_Available data:_
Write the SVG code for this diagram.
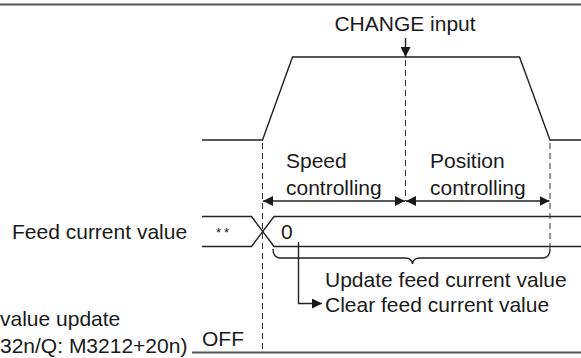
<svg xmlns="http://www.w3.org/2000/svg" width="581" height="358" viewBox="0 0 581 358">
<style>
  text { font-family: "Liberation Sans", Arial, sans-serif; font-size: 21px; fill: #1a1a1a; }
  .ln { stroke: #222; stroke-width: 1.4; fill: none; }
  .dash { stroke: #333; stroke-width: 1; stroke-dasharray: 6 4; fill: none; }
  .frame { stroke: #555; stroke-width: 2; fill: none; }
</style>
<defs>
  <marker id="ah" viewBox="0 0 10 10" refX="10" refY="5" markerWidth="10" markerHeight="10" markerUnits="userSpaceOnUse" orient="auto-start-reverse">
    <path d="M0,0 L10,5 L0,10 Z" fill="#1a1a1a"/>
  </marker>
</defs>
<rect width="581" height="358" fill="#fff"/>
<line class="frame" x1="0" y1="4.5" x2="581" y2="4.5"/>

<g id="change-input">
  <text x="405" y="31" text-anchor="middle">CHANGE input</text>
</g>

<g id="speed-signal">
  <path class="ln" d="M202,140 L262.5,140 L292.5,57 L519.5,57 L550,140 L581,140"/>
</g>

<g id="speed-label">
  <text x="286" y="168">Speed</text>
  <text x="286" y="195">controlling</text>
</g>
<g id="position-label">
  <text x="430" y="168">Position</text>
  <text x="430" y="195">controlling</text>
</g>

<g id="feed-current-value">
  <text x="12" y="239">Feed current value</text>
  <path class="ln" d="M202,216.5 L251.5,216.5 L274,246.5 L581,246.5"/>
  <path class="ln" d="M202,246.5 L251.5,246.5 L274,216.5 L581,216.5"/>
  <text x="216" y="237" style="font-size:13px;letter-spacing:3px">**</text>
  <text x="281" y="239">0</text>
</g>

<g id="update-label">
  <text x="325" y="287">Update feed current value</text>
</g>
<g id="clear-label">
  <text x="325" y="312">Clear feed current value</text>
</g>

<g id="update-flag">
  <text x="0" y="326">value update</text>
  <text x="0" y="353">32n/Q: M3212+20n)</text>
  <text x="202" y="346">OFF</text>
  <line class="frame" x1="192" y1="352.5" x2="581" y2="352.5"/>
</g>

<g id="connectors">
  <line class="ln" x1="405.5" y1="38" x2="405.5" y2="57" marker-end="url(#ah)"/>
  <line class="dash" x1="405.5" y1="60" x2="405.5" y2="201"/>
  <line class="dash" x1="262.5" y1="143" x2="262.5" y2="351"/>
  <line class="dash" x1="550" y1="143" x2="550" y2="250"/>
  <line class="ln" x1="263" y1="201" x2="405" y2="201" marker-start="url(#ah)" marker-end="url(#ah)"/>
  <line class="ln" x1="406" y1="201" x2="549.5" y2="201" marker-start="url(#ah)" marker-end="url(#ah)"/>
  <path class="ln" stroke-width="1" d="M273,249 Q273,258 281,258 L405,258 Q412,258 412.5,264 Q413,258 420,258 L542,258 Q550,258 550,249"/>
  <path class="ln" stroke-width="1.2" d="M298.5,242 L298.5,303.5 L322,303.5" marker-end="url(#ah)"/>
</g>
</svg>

_To be done:_ Quote the material in full and exactly; do not carry over its pictures.

_The response:_
Write the SVG code for this diagram.
<svg xmlns="http://www.w3.org/2000/svg" width="581" height="358" viewBox="0 0 581 358">
<style>
  text { font-family: "Liberation Sans", Arial, sans-serif; font-size: 21px; fill: #1a1a1a; }
  .ln { stroke: #222; stroke-width: 1.4; fill: none; }
  .dash { stroke: #333; stroke-width: 1; stroke-dasharray: 6 4; fill: none; }
  .frame { stroke: #555; stroke-width: 2; fill: none; }
</style>
<defs>
  <marker id="ah" viewBox="0 0 10 10" refX="10" refY="5" markerWidth="10" markerHeight="10" markerUnits="userSpaceOnUse" orient="auto-start-reverse">
    <path d="M0,0 L10,5 L0,10 Z" fill="#1a1a1a"/>
  </marker>
</defs>
<rect width="581" height="358" fill="#fff"/>
<line class="frame" x1="0" y1="4.5" x2="581" y2="4.5"/>

<g id="change-input">
  <text x="405" y="31" text-anchor="middle">CHANGE input</text>
</g>

<g id="speed-signal">
  <path class="ln" d="M202,140 L262.5,140 L292.5,57 L519.5,57 L550,140 L581,140"/>
</g>

<g id="speed-label">
  <text x="286" y="168">Speed</text>
  <text x="286" y="195">controlling</text>
</g>
<g id="position-label">
  <text x="430" y="168">Position</text>
  <text x="430" y="195">controlling</text>
</g>

<g id="feed-current-value">
  <text x="12" y="239">Feed current value</text>
  <path class="ln" d="M202,216.5 L251.5,216.5 L274,246.5 L581,246.5"/>
  <path class="ln" d="M202,246.5 L251.5,246.5 L274,216.5 L581,216.5"/>
  <text x="216" y="237" style="font-size:13px;letter-spacing:3px">**</text>
  <text x="281" y="239">0</text>
</g>

<g id="update-label">
  <text x="325" y="287">Update feed current value</text>
</g>
<g id="clear-label">
  <text x="325" y="312">Clear feed current value</text>
</g>

<g id="update-flag">
  <text x="0" y="326">value update</text>
  <text x="0" y="353">32n/Q: M3212+20n)</text>
  <text x="202" y="346">OFF</text>
  <line class="frame" x1="192" y1="352.5" x2="581" y2="352.5"/>
</g>

<g id="connectors">
  <line class="ln" x1="405.5" y1="38" x2="405.5" y2="57" marker-end="url(#ah)"/>
  <line class="dash" x1="405.5" y1="60" x2="405.5" y2="201"/>
  <line class="dash" x1="262.5" y1="143" x2="262.5" y2="351"/>
  <line class="dash" x1="550" y1="143" x2="550" y2="250"/>
  <line class="ln" x1="263" y1="201" x2="405" y2="201" marker-start="url(#ah)" marker-end="url(#ah)"/>
  <line class="ln" x1="406" y1="201" x2="549.5" y2="201" marker-start="url(#ah)" marker-end="url(#ah)"/>
  <path class="ln" stroke-width="1" d="M273,249 Q273,258 281,258 L405,258 Q412,258 412.5,264 Q413,258 420,258 L542,258 Q550,258 550,249"/>
  <path class="ln" stroke-width="1.2" d="M298.5,242 L298.5,303.5 L322,303.5" marker-end="url(#ah)"/>
</g>
</svg>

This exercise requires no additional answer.